A block of data
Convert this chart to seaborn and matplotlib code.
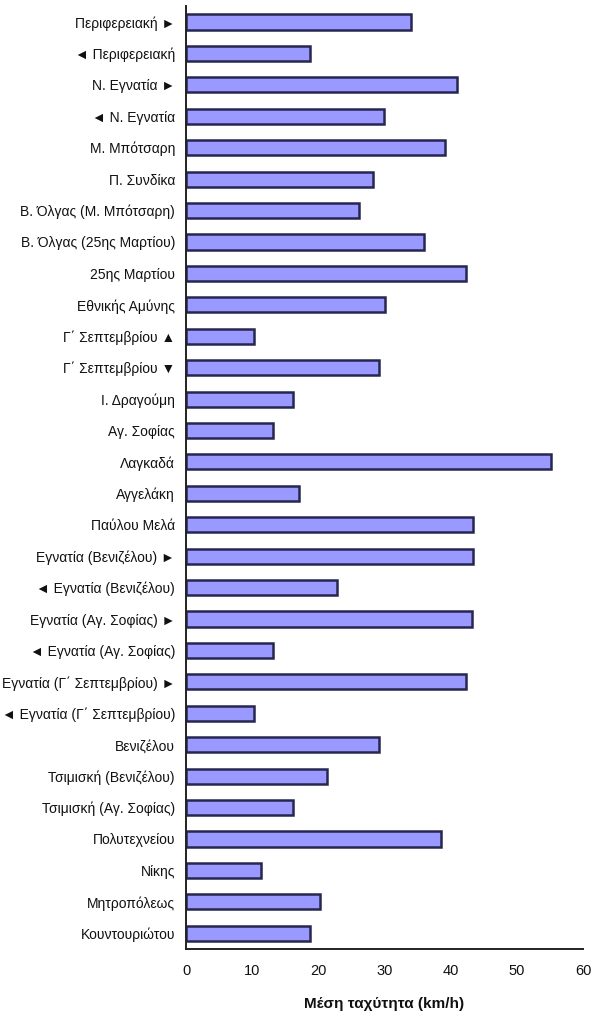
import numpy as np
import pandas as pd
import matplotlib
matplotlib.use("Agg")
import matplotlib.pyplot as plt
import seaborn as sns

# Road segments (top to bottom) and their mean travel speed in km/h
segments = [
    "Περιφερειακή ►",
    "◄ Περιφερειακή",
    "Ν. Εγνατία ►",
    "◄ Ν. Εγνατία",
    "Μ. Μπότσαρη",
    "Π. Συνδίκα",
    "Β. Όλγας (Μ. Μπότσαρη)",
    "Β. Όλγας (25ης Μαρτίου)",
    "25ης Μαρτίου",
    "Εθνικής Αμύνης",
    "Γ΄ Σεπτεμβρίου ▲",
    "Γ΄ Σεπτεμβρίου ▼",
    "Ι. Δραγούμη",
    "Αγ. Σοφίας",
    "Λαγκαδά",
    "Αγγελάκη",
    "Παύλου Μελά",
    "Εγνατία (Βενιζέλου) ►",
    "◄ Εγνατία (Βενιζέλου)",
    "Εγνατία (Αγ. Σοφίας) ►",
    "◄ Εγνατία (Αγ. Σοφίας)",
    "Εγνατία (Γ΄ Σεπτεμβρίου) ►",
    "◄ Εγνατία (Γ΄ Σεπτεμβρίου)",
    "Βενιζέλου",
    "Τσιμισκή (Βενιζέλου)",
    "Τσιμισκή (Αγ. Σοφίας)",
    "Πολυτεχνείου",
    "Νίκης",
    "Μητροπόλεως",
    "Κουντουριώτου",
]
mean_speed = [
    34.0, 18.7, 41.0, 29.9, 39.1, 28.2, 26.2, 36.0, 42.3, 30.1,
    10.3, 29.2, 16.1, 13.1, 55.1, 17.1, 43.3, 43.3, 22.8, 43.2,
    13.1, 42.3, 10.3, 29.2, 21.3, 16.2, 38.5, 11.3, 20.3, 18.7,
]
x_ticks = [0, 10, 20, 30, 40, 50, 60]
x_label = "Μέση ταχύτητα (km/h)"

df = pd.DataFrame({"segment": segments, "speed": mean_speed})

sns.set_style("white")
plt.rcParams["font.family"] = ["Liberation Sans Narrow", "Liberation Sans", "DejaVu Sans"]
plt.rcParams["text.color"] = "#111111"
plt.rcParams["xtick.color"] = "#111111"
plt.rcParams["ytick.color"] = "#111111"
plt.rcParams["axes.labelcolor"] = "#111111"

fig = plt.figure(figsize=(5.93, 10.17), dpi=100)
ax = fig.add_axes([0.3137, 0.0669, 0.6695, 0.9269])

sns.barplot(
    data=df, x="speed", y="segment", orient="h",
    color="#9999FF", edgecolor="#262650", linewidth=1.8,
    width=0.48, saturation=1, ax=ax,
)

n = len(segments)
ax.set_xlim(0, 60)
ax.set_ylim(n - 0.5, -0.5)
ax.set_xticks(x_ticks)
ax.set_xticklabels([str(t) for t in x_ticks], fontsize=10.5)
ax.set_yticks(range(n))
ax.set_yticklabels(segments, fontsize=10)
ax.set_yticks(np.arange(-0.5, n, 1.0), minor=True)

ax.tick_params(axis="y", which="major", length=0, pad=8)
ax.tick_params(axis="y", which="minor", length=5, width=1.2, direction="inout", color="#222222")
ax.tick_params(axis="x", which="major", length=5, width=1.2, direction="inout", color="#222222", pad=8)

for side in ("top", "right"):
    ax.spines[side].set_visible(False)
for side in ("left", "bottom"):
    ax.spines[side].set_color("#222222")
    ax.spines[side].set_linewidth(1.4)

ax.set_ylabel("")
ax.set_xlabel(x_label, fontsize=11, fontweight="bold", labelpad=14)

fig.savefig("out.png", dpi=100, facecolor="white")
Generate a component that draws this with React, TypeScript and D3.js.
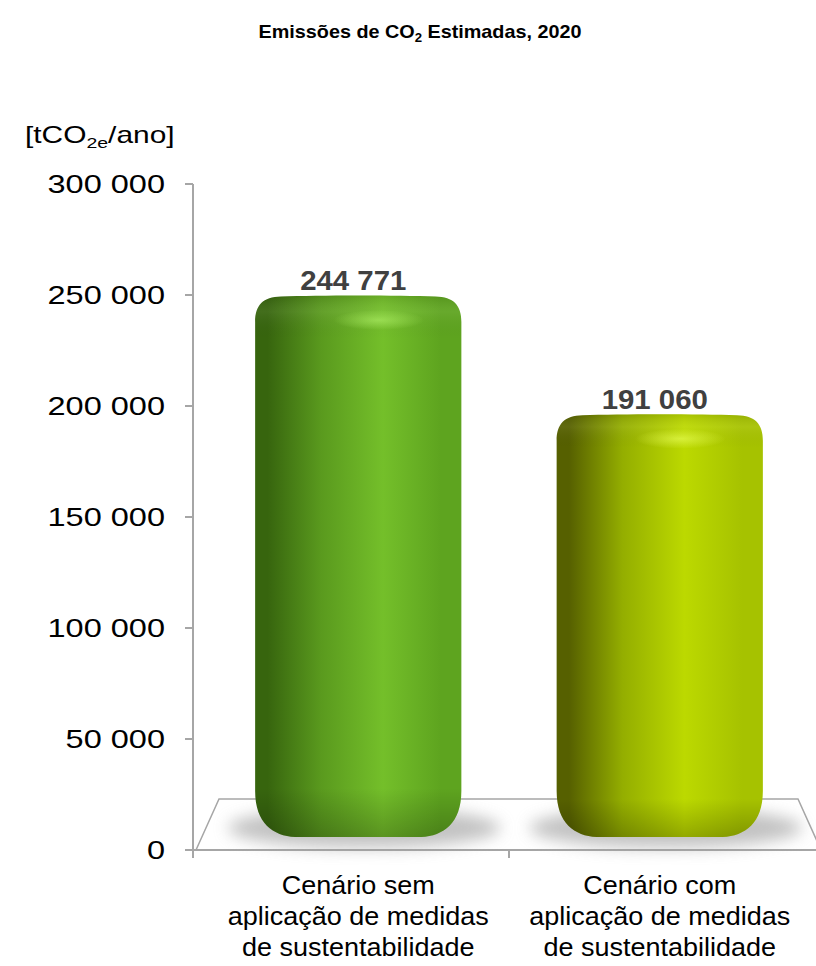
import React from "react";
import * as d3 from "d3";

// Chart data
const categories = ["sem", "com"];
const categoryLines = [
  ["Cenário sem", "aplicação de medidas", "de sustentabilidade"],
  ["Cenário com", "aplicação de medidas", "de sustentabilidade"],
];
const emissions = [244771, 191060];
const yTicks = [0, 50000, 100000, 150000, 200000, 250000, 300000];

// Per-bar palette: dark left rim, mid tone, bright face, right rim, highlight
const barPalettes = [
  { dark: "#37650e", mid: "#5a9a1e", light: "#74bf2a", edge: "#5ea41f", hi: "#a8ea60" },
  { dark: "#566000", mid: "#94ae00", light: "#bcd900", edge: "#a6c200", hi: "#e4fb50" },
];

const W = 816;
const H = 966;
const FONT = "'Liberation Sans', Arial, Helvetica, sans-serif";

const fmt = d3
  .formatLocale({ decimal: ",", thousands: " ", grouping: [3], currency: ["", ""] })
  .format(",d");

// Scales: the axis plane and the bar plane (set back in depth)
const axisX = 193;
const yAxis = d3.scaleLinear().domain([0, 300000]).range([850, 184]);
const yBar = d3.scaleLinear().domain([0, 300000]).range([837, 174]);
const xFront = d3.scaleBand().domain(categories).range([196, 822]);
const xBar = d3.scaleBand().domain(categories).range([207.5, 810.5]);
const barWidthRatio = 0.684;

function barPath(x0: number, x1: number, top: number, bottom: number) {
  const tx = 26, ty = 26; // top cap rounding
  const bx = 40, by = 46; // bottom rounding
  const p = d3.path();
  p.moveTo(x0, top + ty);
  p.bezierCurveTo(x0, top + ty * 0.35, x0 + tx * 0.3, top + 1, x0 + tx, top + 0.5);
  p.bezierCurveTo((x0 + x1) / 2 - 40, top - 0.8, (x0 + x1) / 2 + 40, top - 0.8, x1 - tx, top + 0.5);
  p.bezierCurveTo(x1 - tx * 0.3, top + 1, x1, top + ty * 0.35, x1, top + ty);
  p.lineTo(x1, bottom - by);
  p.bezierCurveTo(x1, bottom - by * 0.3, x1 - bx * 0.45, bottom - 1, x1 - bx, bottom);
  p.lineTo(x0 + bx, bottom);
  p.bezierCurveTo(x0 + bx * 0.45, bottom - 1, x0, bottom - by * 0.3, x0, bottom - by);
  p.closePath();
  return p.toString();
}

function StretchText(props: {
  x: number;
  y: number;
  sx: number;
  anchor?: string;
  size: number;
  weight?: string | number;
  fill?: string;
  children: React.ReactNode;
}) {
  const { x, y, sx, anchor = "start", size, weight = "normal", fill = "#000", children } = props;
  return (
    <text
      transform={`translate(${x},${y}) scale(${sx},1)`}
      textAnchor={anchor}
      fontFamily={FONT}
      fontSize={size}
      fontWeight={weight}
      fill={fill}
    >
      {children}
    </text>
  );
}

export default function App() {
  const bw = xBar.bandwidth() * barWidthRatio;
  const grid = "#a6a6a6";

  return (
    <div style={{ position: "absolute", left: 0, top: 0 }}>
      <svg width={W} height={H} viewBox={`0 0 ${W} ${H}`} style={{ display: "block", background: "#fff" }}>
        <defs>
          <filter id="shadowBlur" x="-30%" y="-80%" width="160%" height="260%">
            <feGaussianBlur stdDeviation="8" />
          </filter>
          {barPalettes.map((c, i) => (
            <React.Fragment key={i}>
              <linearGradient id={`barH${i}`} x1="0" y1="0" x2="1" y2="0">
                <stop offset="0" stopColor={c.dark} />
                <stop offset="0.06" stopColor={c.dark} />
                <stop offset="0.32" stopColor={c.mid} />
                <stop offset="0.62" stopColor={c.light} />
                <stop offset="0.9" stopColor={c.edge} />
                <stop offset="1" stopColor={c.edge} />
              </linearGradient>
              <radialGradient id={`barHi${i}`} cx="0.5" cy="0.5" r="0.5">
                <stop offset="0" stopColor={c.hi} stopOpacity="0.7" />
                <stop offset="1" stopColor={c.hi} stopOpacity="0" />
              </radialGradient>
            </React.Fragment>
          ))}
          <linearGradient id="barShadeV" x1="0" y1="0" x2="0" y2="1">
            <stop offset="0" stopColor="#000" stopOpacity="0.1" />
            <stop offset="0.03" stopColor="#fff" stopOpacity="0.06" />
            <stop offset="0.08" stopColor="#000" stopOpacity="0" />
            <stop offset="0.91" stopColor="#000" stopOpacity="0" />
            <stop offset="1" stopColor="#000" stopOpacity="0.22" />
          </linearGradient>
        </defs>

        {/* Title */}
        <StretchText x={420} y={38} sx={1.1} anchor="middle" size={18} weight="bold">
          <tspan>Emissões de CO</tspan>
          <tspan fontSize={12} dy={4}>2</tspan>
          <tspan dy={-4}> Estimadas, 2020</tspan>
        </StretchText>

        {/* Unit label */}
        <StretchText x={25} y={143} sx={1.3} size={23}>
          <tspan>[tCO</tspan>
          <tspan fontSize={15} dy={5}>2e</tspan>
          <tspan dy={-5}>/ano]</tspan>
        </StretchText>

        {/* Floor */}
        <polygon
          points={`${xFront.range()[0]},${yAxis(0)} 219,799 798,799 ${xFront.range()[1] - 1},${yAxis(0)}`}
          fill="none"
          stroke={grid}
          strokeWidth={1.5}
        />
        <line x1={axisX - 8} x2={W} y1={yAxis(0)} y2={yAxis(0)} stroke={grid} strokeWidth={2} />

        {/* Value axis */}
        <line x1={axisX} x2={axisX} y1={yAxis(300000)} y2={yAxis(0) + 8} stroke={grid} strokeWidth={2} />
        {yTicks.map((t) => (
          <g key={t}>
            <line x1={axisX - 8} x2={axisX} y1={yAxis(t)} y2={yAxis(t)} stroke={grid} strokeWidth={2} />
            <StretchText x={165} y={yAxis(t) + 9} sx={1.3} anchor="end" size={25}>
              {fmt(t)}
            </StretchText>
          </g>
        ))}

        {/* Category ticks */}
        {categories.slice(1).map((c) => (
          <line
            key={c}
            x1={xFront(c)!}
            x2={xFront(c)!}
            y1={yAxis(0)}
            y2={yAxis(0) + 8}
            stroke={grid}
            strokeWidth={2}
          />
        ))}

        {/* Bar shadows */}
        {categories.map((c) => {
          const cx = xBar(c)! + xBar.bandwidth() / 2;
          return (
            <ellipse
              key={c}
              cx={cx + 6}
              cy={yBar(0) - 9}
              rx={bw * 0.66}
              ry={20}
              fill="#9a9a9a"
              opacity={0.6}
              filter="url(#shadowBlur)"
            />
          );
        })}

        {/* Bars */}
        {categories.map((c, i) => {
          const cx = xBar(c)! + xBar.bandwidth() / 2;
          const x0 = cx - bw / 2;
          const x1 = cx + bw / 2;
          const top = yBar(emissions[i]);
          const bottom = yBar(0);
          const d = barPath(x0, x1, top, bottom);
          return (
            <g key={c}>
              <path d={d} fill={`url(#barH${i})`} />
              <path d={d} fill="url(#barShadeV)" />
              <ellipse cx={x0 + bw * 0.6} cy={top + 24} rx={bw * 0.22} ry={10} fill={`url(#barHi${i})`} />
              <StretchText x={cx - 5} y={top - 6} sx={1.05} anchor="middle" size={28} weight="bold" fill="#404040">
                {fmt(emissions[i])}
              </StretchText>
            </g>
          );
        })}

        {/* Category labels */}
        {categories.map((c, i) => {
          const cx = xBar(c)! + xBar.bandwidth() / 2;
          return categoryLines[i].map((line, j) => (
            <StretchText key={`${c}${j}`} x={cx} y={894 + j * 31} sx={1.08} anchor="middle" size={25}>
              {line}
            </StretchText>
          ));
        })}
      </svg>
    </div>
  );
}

| Exercise goal |
From the line containing "Generate a component" through the line containing "import * as", copy every line above exactly, without pictures.

| Solution |
Generate a component that draws this with React, TypeScript and D3.js.
import React from "react";
import * as d3 from "d3";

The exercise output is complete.